- [Prompt]:
Emit the data below verbatim, stripping out any pictures.

- [Collected material]:
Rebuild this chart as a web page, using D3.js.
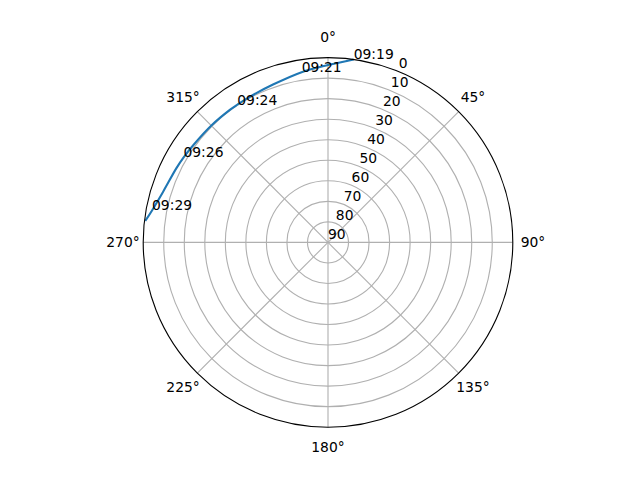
<!DOCTYPE html>
<html><head><meta charset="utf-8">
<script src="https://cdn.jsdelivr.net/npm/d3@7"></script>
<style>body{margin:0;background:#fff}svg{display:block}</style>
</head><body><svg id="c" width="640" height="480"></svg>
<script>
// Satellite pass: azimuth (deg, clockwise from north) and elevation (deg)
const trackAz = [8, 0, 351.2, 340.8, 331.7, 326.6, 323.6, 315.3, 305.9, 300.5, 296.1, 287.1, 280.3, 276.7];
const trackEl = [0, 3.6, 6.1, 8.6, 9.5, 9.7, 9.7, 9.6, 9.1, 8.4, 7.8, 6.0, 2.9, 0.4];
const labelTimes = ["09:19", "09:21", "09:24", "09:26", "09:29"];
const labelAz = [8, 351.2, 326.6, 300.5, 280.3];
const labelEl = [0, 6.1, 9.7, 8.3, 2.9];
const thetaTicks = [0, 45, 90, 135, 180, 225, 270, 315];
const rTicks = [0, 10, 20, 30, 40, 50, 60, 70, 80, 90];

const W = 640, H = 480;
const cx = 328, cy = 242.4, R = 184.8;
const fs = 13.89;
const font = "'DejaVu Sans', sans-serif";

const svg = d3.select("#c");
svg.append("rect").attr("width", W).attr("height", H).attr("fill", "#fff");
const g = svg.append("g").attr("transform", `translate(${cx},${cy})`);

const r = d3.scaleLinear().domain([90, 0]).range([0, R]);
const ang = d3.scaleLinear().domain([0, 360]).range([0, 2 * Math.PI]);
const unwrap = a => (a > 180 ? a - 360 : a);
const px = (a, rr) => rr * Math.sin(ang(a));
const py = (a, rr) => -rr * Math.cos(ang(a));

// grid rings
g.selectAll("circle.ring").data(rTicks.filter(d => d < 90 && d > 0)).enter()
  .append("circle").attr("class", "ring")
  .attr("r", d => r(d)).attr("fill", "none")
  .attr("stroke", "#b0b0b0").attr("stroke-width", 1.11);

// spokes
g.selectAll("line.spoke").data(thetaTicks).enter()
  .append("line").attr("class", "spoke")
  .attr("x1", 0).attr("y1", 0)
  .attr("x2", d => px(d, R)).attr("y2", d => py(d, R))
  .attr("stroke", "#b0b0b0").attr("stroke-width", 1.11);

// track
const pts = trackAz.map((a, i) => [ang(unwrap(a)), r(trackEl[i])]);
const line = d3.lineRadial().angle(d => d[0]).radius(d => d[1]).curve(d3.curveCatmullRom.alpha(0.5));
g.append("path").attr("d", line(pts)).attr("fill", "none")
  .attr("stroke", "#1f77b4").attr("stroke-width", 2.08)
  .attr("stroke-linecap", "butt").attr("stroke-linejoin", "round");

// spine
g.append("circle").attr("r", R).attr("fill", "none")
  .attr("stroke", "#000").attr("stroke-width", 1.11);

// theta labels
g.selectAll("text.theta").data(thetaTicks).enter()
  .append("text").attr("class", "theta")
  .attr("x", d => px(d, 205))
  .attr("y", d => py(d, 205) + 0.36 * fs)
  .attr("text-anchor", "middle")
  .attr("font-family", font).attr("font-size", fs).attr("fill", "#000")
  .text(d => d + "\u00b0");

// r labels at 22.5°
g.selectAll("text.rlab").data(rTicks).enter()
  .append("text").attr("class", "rlab")
  .attr("x", d => px(22.5, r(d)))
  .attr("y", d => py(22.5, r(d)) - 0.236 * fs)
  .attr("text-anchor", "start")
  .attr("font-family", font).attr("font-size", fs).attr("fill", "#000")
  .text(d => d);

// time labels
g.selectAll("text.time").data(labelTimes).enter()
  .append("text").attr("class", "time")
  .attr("x", (d, i) => px(labelAz[i], r(labelEl[i])))
  .attr("y", (d, i) => py(labelAz[i], r(labelEl[i])))
  .attr("text-anchor", "start")
  .attr("font-family", font).attr("font-size", fs).attr("fill", "#000")
  .text(d => d);
</script></body></html>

- [Complete answer]:
Rebuild this chart as a web page, using D3.js.
<!DOCTYPE html>
<html><head><meta charset="utf-8">
<script src="https://cdn.jsdelivr.net/npm/d3@7"></script>
<style>body{margin:0;background:#fff}svg{display:block}</style>
</head><body><svg id="c" width="640" height="480"></svg>
<script>
// Satellite pass: azimuth (deg, clockwise from north) and elevation (deg)
const trackAz = [8, 0, 351.2, 340.8, 331.7, 326.6, 323.6, 315.3, 305.9, 300.5, 296.1, 287.1, 280.3, 276.7];
const trackEl = [0, 3.6, 6.1, 8.6, 9.5, 9.7, 9.7, 9.6, 9.1, 8.4, 7.8, 6.0, 2.9, 0.4];
const labelTimes = ["09:19", "09:21", "09:24", "09:26", "09:29"];
const labelAz = [8, 351.2, 326.6, 300.5, 280.3];
const labelEl = [0, 6.1, 9.7, 8.3, 2.9];
const thetaTicks = [0, 45, 90, 135, 180, 225, 270, 315];
const rTicks = [0, 10, 20, 30, 40, 50, 60, 70, 80, 90];

const W = 640, H = 480;
const cx = 328, cy = 242.4, R = 184.8;
const fs = 13.89;
const font = "'DejaVu Sans', sans-serif";

const svg = d3.select("#c");
svg.append("rect").attr("width", W).attr("height", H).attr("fill", "#fff");
const g = svg.append("g").attr("transform", `translate(${cx},${cy})`);

const r = d3.scaleLinear().domain([90, 0]).range([0, R]);
const ang = d3.scaleLinear().domain([0, 360]).range([0, 2 * Math.PI]);
const unwrap = a => (a > 180 ? a - 360 : a);
const px = (a, rr) => rr * Math.sin(ang(a));
const py = (a, rr) => -rr * Math.cos(ang(a));

// grid rings
g.selectAll("circle.ring").data(rTicks.filter(d => d < 90 && d > 0)).enter()
  .append("circle").attr("class", "ring")
  .attr("r", d => r(d)).attr("fill", "none")
  .attr("stroke", "#b0b0b0").attr("stroke-width", 1.11);

// spokes
g.selectAll("line.spoke").data(thetaTicks).enter()
  .append("line").attr("class", "spoke")
  .attr("x1", 0).attr("y1", 0)
  .attr("x2", d => px(d, R)).attr("y2", d => py(d, R))
  .attr("stroke", "#b0b0b0").attr("stroke-width", 1.11);

// track
const pts = trackAz.map((a, i) => [ang(unwrap(a)), r(trackEl[i])]);
const line = d3.lineRadial().angle(d => d[0]).radius(d => d[1]).curve(d3.curveCatmullRom.alpha(0.5));
g.append("path").attr("d", line(pts)).attr("fill", "none")
  .attr("stroke", "#1f77b4").attr("stroke-width", 2.08)
  .attr("stroke-linecap", "butt").attr("stroke-linejoin", "round");

// spine
g.append("circle").attr("r", R).attr("fill", "none")
  .attr("stroke", "#000").attr("stroke-width", 1.11);

// theta labels
g.selectAll("text.theta").data(thetaTicks).enter()
  .append("text").attr("class", "theta")
  .attr("x", d => px(d, 205))
  .attr("y", d => py(d, 205) + 0.36 * fs)
  .attr("text-anchor", "middle")
  .attr("font-family", font).attr("font-size", fs).attr("fill", "#000")
  .text(d => d + "\u00b0");

// r labels at 22.5°
g.selectAll("text.rlab").data(rTicks).enter()
  .append("text").attr("class", "rlab")
  .attr("x", d => px(22.5, r(d)))
  .attr("y", d => py(22.5, r(d)) - 0.236 * fs)
  .attr("text-anchor", "start")
  .attr("font-family", font).attr("font-size", fs).attr("fill", "#000")
  .text(d => d);

// time labels
g.selectAll("text.time").data(labelTimes).enter()
  .append("text").attr("class", "time")
  .attr("x", (d, i) => px(labelAz[i], r(labelEl[i])))
  .attr("y", (d, i) => py(labelAz[i], r(labelEl[i])))
  .attr("text-anchor", "start")
  .attr("font-family", font).attr("font-size", fs).attr("fill", "#000")
  .text(d => d);
</script></body></html>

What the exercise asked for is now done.